By Emily Menendez - Last Updated: May 18, 2023

Radiotherapy is commonly utilized to treat muscle-invasive bladder cancer (MIBC), often in combination with other treatments. Adding concurrent chemotherapy to radiotherapy treatment has been shown to improve outcomes for patients with MIBC. A recent exploratory analysis examined patients with MIBC who were given 20 or 32 fractions of radical radiotherapy during the RAIDER clinical trial.

Patients in the RAIDER trial were randomized 1:1:2 to receive standard radiotherapy or standard-dose or escalated-dose adaptive radiotherapy. Neoadjuvant chemotherapy and concomitant therapy were allowed. Researchers analyzed acute toxicity by concomitant therapy-fractionation schedule combination.

A total of 345 patients (163 receiving 20 fractions and 182 receiving 32 fractions) with MIBC were recruited from 46 different medical centers between September 2015 and April 2020. Each patient had unifocal bladder cancer staged T2-T4a N0 M0.

Acute toxicity was assessed weekly during radiotherapy and 10 weeks after the start of treatment. Fisher’s exact tests were used to compare patients reporting treatment grade 2 or worse genitourinary, gastrointestinal, or other adverse events (AEs) at any point in the acute period.

Of the 345 total patients, 49% received neoadjuvant chemotherapy and 71% received concomitant therapy, with 5-fluorouracil/mitomycin C being the most common. A total of 44 of 114 (39%) patients received 20 fractions, while 94 of 130 (72%) received 32 fractions. Acute grade 2+ gastrointestinal toxicity rates were higher in patients who received concomitant therapy compared with those who received radiotherapy alone in the 20-fraction cohort (54/111 [49%] vs 7/49 [14%]; P<.001) but not in the 32-fraction cohort (P=.355).
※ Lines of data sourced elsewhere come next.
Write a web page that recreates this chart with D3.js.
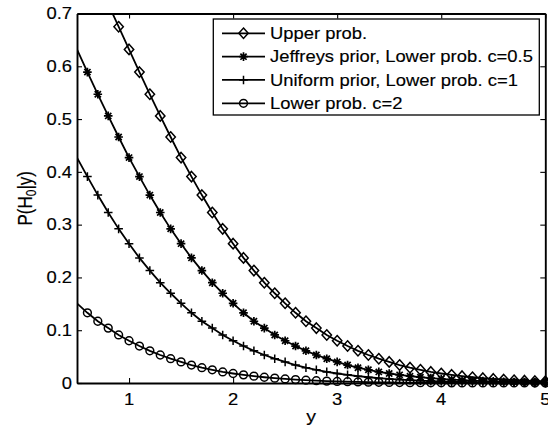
<!DOCTYPE html>
<html><head><meta charset="utf-8">
<script src="https://cdn.jsdelivr.net/npm/d3@7/dist/d3.min.js"></script>
<style>body{margin:0;background:#fff} svg{display:block}</style>
</head><body>
<svg id="c" width="548" height="432"></svg>
<script>
// ---- data ----
const yObs = [0.5,0.6,0.7,0.8,0.9,1.0,1.1,1.2,1.3,1.4,1.5,1.6,1.7,1.8,1.9,2.0,2.1,2.2,2.3,2.4,2.5,2.6,2.7,2.8,2.9,3.0,3.1,3.2,3.3,3.4,3.5,3.6,3.7,3.8,3.9,4.0,4.1,4.2,4.3,4.4,4.5,4.6,4.7,4.8,4.9,5.0];
const upperProb = [0.840,0.800,0.760,0.718,0.675,0.632,0.589,0.547,0.506,0.466,0.427,0.391,0.356,0.323,0.292,0.264,0.237,0.213,0.190,0.170,0.151,0.133,0.117,0.104,0.091,0.080,0.070,0.061,0.053,0.046,0.040,0.034,0.029,0.025,0.021,0.018,0.0154,0.0130,0.0109,0.0092,0.0077,0.0064,0.0053,0.0044,0.0036,0.0030];
const jeffreysLower = [0.632,0.589,0.547,0.506,0.466,0.427,0.391,0.356,0.323,0.292,0.264,0.237,0.213,0.190,0.170,0.151,0.133,0.117,0.104,0.091,0.080,0.070,0.061,0.053,0.046,0.040,0.034,0.029,0.025,0.021,0.018,0.0154,0.0130,0.0109,0.0092,0.0077,0.0064,0.0053,0.0044,0.0036,0.0030,0.0025,0.0020,0.0016,0.0013,0.0011];
const uniformLower = [0.427,0.391,0.356,0.323,0.292,0.264,0.237,0.213,0.190,0.170,0.151,0.133,0.117,0.104,0.091,0.080,0.070,0.061,0.053,0.046,0.040,0.034,0.029,0.025,0.021,0.018,0.0154,0.0130,0.0109,0.0092,0.0077,0.0064,0.0053,0.0044,0.0036,0.0030,0.0025,0.0020,0.0016,0.0013,0.0011,0.0009,0.0007,0.0006,0.0005,0.0004];
const lowerC2 = [0.151,0.133,0.117,0.104,0.091,0.080,0.070,0.061,0.053,0.046,0.040,0.034,0.029,0.025,0.021,0.018,0.0154,0.0130,0.0109,0.0092,0.0077,0.0064,0.0053,0.0044,0.0036,0.0030,0.0025,0.0020,0.0016,0.0013,0.0011,0.0009,0.0007,0.0006,0.0005,0.0004,0.0003,0.0002,0.0002,0.0001,0.0001,0.0001,0.0001,0.0001,0.0000,0.0000];
const seriesNames = ["Upper prob.","Jeffreys prior, Lower prob. c=0.5","Uniform prior, Lower prob. c=1","Lower prob. c=2"];
const seriesMarkers = ["diamond","asterisk","plus","circle"];
const xTickValues = [1,2,3,4,5];
const xTickLabels = ["1","2","3","4","5"];
const yTickValues = [0,0.1,0.2,0.3,0.4,0.5,0.6,0.7];
const yTickLabels = ["0","0.1","0.2","0.3","0.4","0.5","0.6","0.7"];

// ---- layout ----
const W=548,H=432, L=77,R=545.3,T=13.5,B=383;
const SX=1.15, FS=16, FONT="'Liberation Sans', Arial, Helvetica, sans-serif";
const svg=d3.select('#c');
svg.append('rect').attr('width',W).attr('height',H).attr('fill','#fff');
const x=d3.scaleLinear().domain([0.5,5]).range([L,R]);
const y=d3.scaleLinear().domain([0,0.7]).range([B,T]);

svg.append('clipPath').attr('id','clip').append('rect')
  .attr('x',L).attr('y',T).attr('width',R-L).attr('height',B-T);

function txt(px,py,str,anchor,dy,fs){
  const g=svg.append('g').attr('transform',`translate(${px},${py}) scale(${SX},1)`);
  return g.append('text').attr('text-anchor',anchor).attr('dy',dy||0)
    .attr('font-family',FONT).attr('font-size',fs||FS).attr('fill','#000')
    .attr('stroke','#000').attr('stroke-width',0.15).text(str);
}

// axes (inward ticks on all four sides)
function styleAxis(g){
  g.selectAll('text').remove();
  g.select('.domain').attr('stroke','#000').attr('stroke-width',1.9);
  g.selectAll('.tick line').attr('stroke','#000').attr('stroke-width',1.1);
}
svg.append('g').attr('transform',`translate(0,${B})`)
  .call(d3.axisBottom(x).tickValues(xTickValues).tickSizeInner(-5).tickSizeOuter(0)).call(styleAxis);
svg.append('g').attr('transform',`translate(0,${T})`)
  .call(d3.axisTop(x).tickValues(xTickValues).tickSizeInner(-5).tickSizeOuter(0)).call(styleAxis);
svg.append('g').attr('transform',`translate(${L},0)`)
  .call(d3.axisLeft(y).tickValues(yTickValues).tickSizeInner(-5).tickSizeOuter(0)).call(styleAxis);
svg.append('g').attr('transform',`translate(${R},0)`)
  .call(d3.axisRight(y).tickValues(yTickValues).tickSizeInner(-5).tickSizeOuter(0)).call(styleAxis);

xTickValues.forEach((v,i)=>txt(x(v),B+21.5,xTickLabels[i],'middle'));
yTickValues.forEach((v,i)=>txt(L-5,y(v),yTickLabels[i],'end','0.36em'));

// axis labels
txt((L+R)/2,B+39,'y','middle',0,17);
{
  const g=svg.append('g').attr('transform',`translate(31.5,${(T+B)/2}) scale(${SX},1) rotate(-90)`);
  const t=g.append('text').attr('text-anchor','middle').attr('font-family',FONT).attr('font-size',17)
    .attr('fill','#000').attr('stroke','#000').attr('stroke-width',0.15);
  t.append('tspan').text('P(H');
  t.append('tspan').attr('font-size',12).attr('dy',4).text('0');
  t.append('tspan').attr('dy',-4).text('|y)');
}

// markers
function drawMarker(g,type,cx,cy){
  const s=g.append('g').attr('transform',`translate(${cx},${cy})`)
    .attr('fill','none').attr('stroke','#000').attr('stroke-width',1.5);
  if(type==='diamond'){
    s.append('path').attr('d','M0,-5.2L4.7,0L0,5.2L-4.7,0Z');
  } else if(type==='circle'){
    s.append('circle').attr('r',3.9);
  } else if(type==='plus'){
    s.append('path').attr('d','M-4.3,0H4.3M0,-4.3V4.3');
  } else if(type==='asterisk'){
    s.append('path').attr('d','M-4.3,0H4.3M0,-4.3V4.3M-3.1,-3.1L3.1,3.1M-3.1,3.1L3.1,-3.1').attr('stroke-width',1.7);
  }
}

const series=[upperProb,jeffreysLower,uniformLower,lowerC2];
const line=d3.line().x(d=>x(d[0])).y(d=>y(d[1]));
series.forEach((vals,si)=>{
  const pts=yObs.map((xv,i)=>[xv,vals[i]]);
  svg.append('path').datum(pts).attr('d',line).attr('clip-path','url(#clip)')
    .attr('fill','none').attr('stroke','#000').attr('stroke-width',1.8);
  const mg=svg.append('g');
  pts.filter(p=>p[0]>0.5+1e-9 && p[1]<=0.7).forEach(p=>drawMarker(mg,seriesMarkers[si],x(p[0]),y(p[1])));
});

// legend
const LX0=213.3,LX1=539.3,LY0=19,LY1=115;
svg.append('rect').attr('x',LX0).attr('y',LY0).attr('width',LX1-LX0).attr('height',LY1-LY0)
  .attr('fill','#fff').attr('stroke','#000').attr('stroke-width',1.3);
const rowY=d3.scalePoint().domain(seriesNames).range([33.3,103.3]);
seriesNames.forEach((nm,i)=>{
  const ry=rowY(nm);
  svg.append('line').attr('x1',222).attr('x2',265).attr('y1',ry).attr('y2',ry)
    .attr('stroke','#000').attr('stroke-width',1.8);
  drawMarker(svg,seriesMarkers[i],243.5,ry);
  txt(270,ry,nm,'start','0.36em');
});
</script>
</body></html>
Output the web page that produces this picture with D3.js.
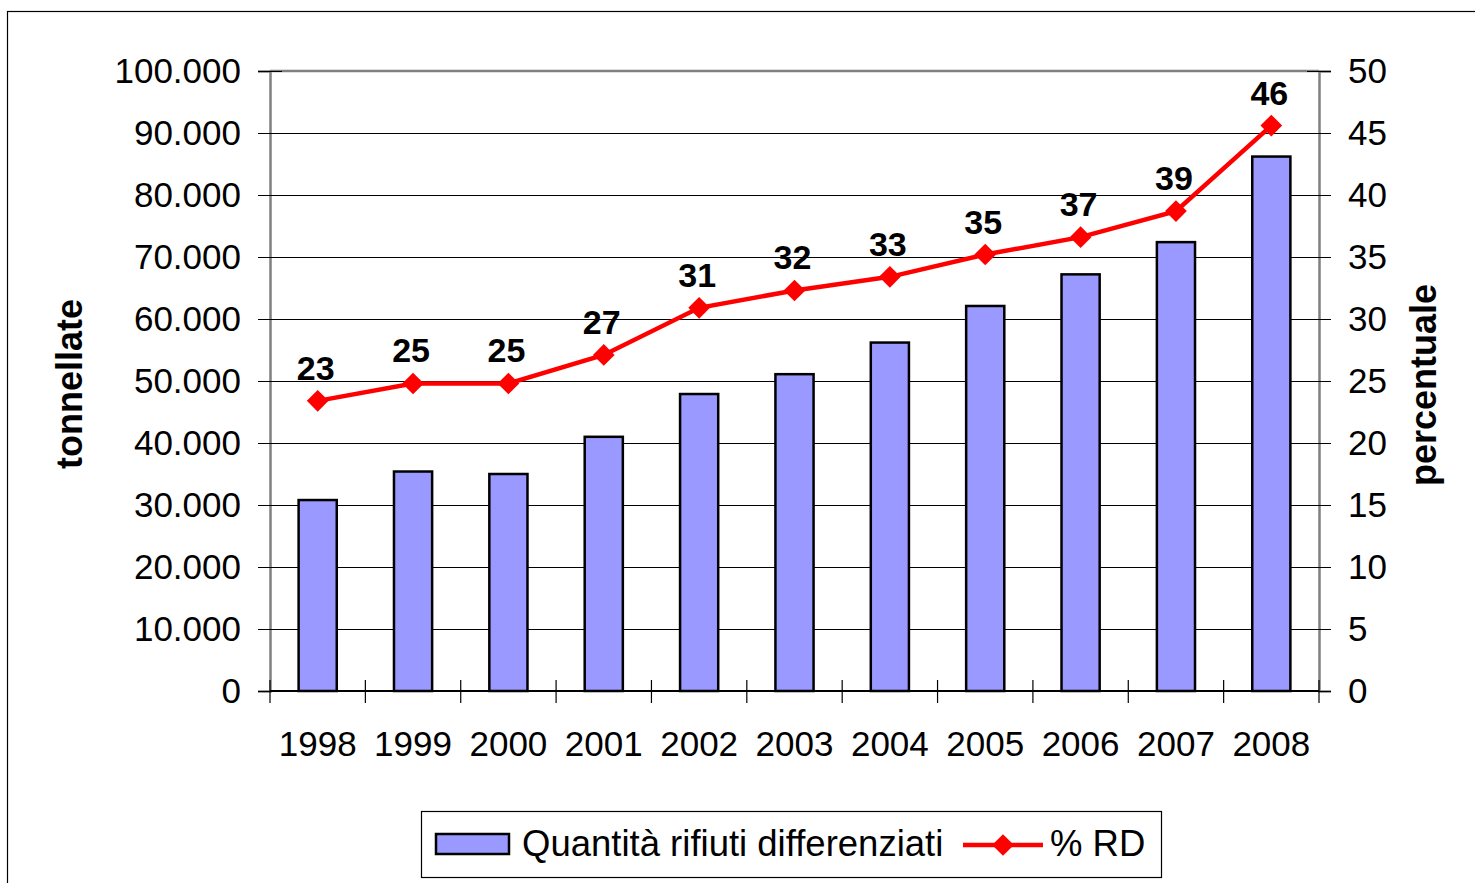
<!DOCTYPE html>
<html>
<head>
<meta charset="utf-8">
<script src="https://cdn.jsdelivr.net/npm/d3@7"></script>
<style>
  body { margin: 0; background: #fff; }
  text { font-family: "Liberation Sans", Arial, sans-serif; }
</style>
</head>
<body>
<div id="viz"></div>
<script>
// data
const years = ["1998", "1999", "2000", "2001", "2002", "2003", "2004", "2005", "2006", "2007", "2008"];
const tonnes = [30800, 35400, 35000, 41000, 47900, 51100, 56200, 62100, 67200, 72400, 86200];
const pctRD = [23.4, 24.8, 24.8, 27.1, 30.9, 32.3, 33.4, 35.2, 36.6, 38.7, 45.6];
const leftTicks = d3.range(0, 100001, 10000);
const rightTicks = d3.range(0, 51, 5);
const legendLabels = ["Quantità rifiuti differenziati", "% RD"];

let width = 1475;
let height = 883;
let plot = { left: 270, right: 1319, top: 71, bottom: 691 };

let itLocale = d3.formatLocale({ decimal: ",", thousands: ".", grouping: [3], currency: ["€", ""] });
let fmtT = itLocale.format(",d");

let svg = d3.select("#viz").append("svg")
  .attr("width", width)
  .attr("height", height);

// outer chart border
svg.append("rect")
  .attr("x", 7.5).attr("y", 11.5)
  .attr("width", 1480).attr("height", 890)
  .attr("fill", "none")
  .attr("stroke", "#000")
  .attr("stroke-width", 1.2);

let xScale = d3.scaleBand().domain(years).range([plot.left, plot.right]).padding(0);
let yLeft = d3.scaleLinear().domain([0, 100000]).range([plot.bottom, plot.top]);
let yRight = d3.scaleLinear().domain([0, 50]).range([plot.bottom, plot.top]);

// gridlines
svg.append("g")
  .attr("transform", `translate(${plot.left},0)`)
  .call(d3.axisLeft(yLeft).tickValues(leftTicks.slice(1, -1)).tickSize(-(plot.right - plot.left)).tickFormat(""))
  .call(g => g.select(".domain").remove())
  .selectAll("line").attr("stroke", "#000").attr("stroke-width", 1);

// top border of plot
svg.append("line")
  .attr("x1", plot.left).attr("x2", plot.right)
  .attr("y1", plot.top).attr("y2", plot.top)
  .attr("stroke", "#808080").attr("stroke-width", 2.5);

// bars
let barW = xScale.bandwidth() * 0.4;
svg.append("g")
  .selectAll("rect")
  .data(years)
  .enter()
  .append("rect")
  .attr("x", d => xScale(d) + xScale.bandwidth() / 2 - barW / 2)
  .attr("y", (d, i) => yLeft(tonnes[i]))
  .attr("width", barW)
  .attr("height", (d, i) => plot.bottom - yLeft(tonnes[i]))
  .attr("fill", "#9999ff")
  .attr("stroke", "#000")
  .attr("stroke-width", 2.5);

// left axis
let leftAxis = svg.append("g")
  .attr("transform", `translate(${plot.left},0)`)
  .call(d3.axisLeft(yLeft).tickValues(leftTicks).tickSize(12).tickPadding(17).tickFormat(fmtT));
leftAxis.select(".domain").attr("stroke", "#808080").attr("stroke-width", 2.5);
leftAxis.selectAll(".tick line").attr("x1", 12).attr("x2", -12).attr("stroke", "#000");
leftAxis.selectAll("text").style("font-size", "35px").attr("fill", "#000")
  .style("font-family", "'Liberation Sans', Arial, sans-serif");

// right axis
let rightAxis = svg.append("g")
  .attr("transform", `translate(${plot.right},0)`)
  .call(d3.axisRight(yRight).tickValues(rightTicks).tickSize(12).tickPadding(17));
rightAxis.select(".domain").attr("stroke", "#808080").attr("stroke-width", 2.5);
rightAxis.selectAll(".tick line").attr("x1", -12).attr("x2", 12).attr("stroke", "#000");
rightAxis.selectAll("text").style("font-size", "35px").attr("fill", "#000")
  .style("font-family", "'Liberation Sans', Arial, sans-serif");

// bottom axis
let bottomAxis = svg.append("g")
  .attr("transform", `translate(0,${plot.bottom})`)
  .call(d3.axisBottom(xScale).tickSize(0).tickPadding(40));
bottomAxis.select(".domain").remove();
bottomAxis.selectAll("text").style("font-size", "35px").attr("fill", "#000")
  .style("font-family", "'Liberation Sans', Arial, sans-serif");

svg.append("line")
  .attr("x1", plot.left).attr("x2", plot.right)
  .attr("y1", plot.bottom).attr("y2", plot.bottom)
  .attr("stroke", "#000").attr("stroke-width", 2);

// category separators
svg.append("g")
  .selectAll("line")
  .data(years.concat(["end"]))
  .enter()
  .append("line")
  .attr("x1", (d, i) => i < years.length ? xScale(d) : plot.right)
  .attr("x2", (d, i) => i < years.length ? xScale(d) : plot.right)
  .attr("y1", plot.bottom - 11)
  .attr("y2", plot.bottom + 12)
  .attr("stroke", "#000")
  .attr("stroke-width", 1.2);

// % RD line
let cx = d => xScale(d) + xScale.bandwidth() / 2;
let line = d3.line()
  .x(d => cx(d))
  .y((d, i) => yRight(pctRD[i]));

svg.append("path")
  .datum(years)
  .attr("fill", "none")
  .attr("stroke", "#ff0000")
  .attr("stroke-width", 4.5)
  .attr("d", line);

let diamond = d3.symbol().type(d3.symbolDiamond2).size(300);
svg.append("g")
  .selectAll("path")
  .data(years)
  .enter()
  .append("path")
  .attr("d", diamond)
  .attr("transform", (d, i) => `translate(${cx(d)},${yRight(pctRD[i])})`)
  .attr("fill", "#ff0000");

// value labels
svg.append("g")
  .selectAll("text")
  .data(years)
  .enter()
  .append("text")
  .attr("x", d => cx(d) - 2)
  .attr("y", (d, i) => yRight(pctRD[i]) - 21)
  .attr("text-anchor", "middle")
  .style("font-size", "34px")
  .style("font-weight", "bold")
  .text((d, i) => Math.round(pctRD[i]));

// axis titles
svg.append("text")
  .attr("transform", "translate(82,384) rotate(-90)")
  .attr("text-anchor", "middle")
  .style("font-size", "36px")
  .style("font-weight", "bold")
  .text("tonnellate");

svg.append("text")
  .attr("transform", "translate(1436,385) rotate(-90)")
  .attr("text-anchor", "middle")
  .style("font-size", "36px")
  .style("font-weight", "bold")
  .text("percentuale");

// legend
let legend = svg.append("g");
legend.append("rect")
  .attr("x", 421.5).attr("y", 811.5)
  .attr("width", 740).attr("height", 66)
  .attr("fill", "#fff")
  .attr("stroke", "#000")
  .attr("stroke-width", 1.2);

legend.append("rect")
  .attr("x", 436).attr("y", 834)
  .attr("width", 73).attr("height", 20)
  .attr("fill", "#9999ff")
  .attr("stroke", "#000")
  .attr("stroke-width", 2.5);

legend.append("text")
  .attr("x", 522).attr("y", 856)
  .style("font-size", "36.5px")
  .text(legendLabels[0]);

legend.append("line")
  .attr("x1", 963).attr("x2", 1043)
  .attr("y1", 845).attr("y2", 845)
  .attr("stroke", "#ff0000")
  .attr("stroke-width", 4.5);

legend.append("path")
  .attr("d", diamond)
  .attr("transform", "translate(1003,845)")
  .attr("fill", "#ff0000");

legend.append("text")
  .attr("x", 1050).attr("y", 856)
  .style("font-size", "36.5px")
  .text(legendLabels[1]);
</script>
</body>
</html>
Grade 2+ gastrointestinal toxicity rates were the highest for gemcitabine. Significant differences were noted among therapies in the 32-fraction cohort (P=.006), while no significant differences were found in the 20-fraction cohort (P=.099). No differences were found in grade 2+ genitourinary toxicities between concomitant therapies in either the 20- or 32-fraction cohorts.

The RAIDER trial demonstrated that grade 2+ AEs are common during radiotherapy treatment. The toxicity profile varies by the type of concomitant therapy received, with higher gastrointestinal toxicity rates in patients who received gemcitabine.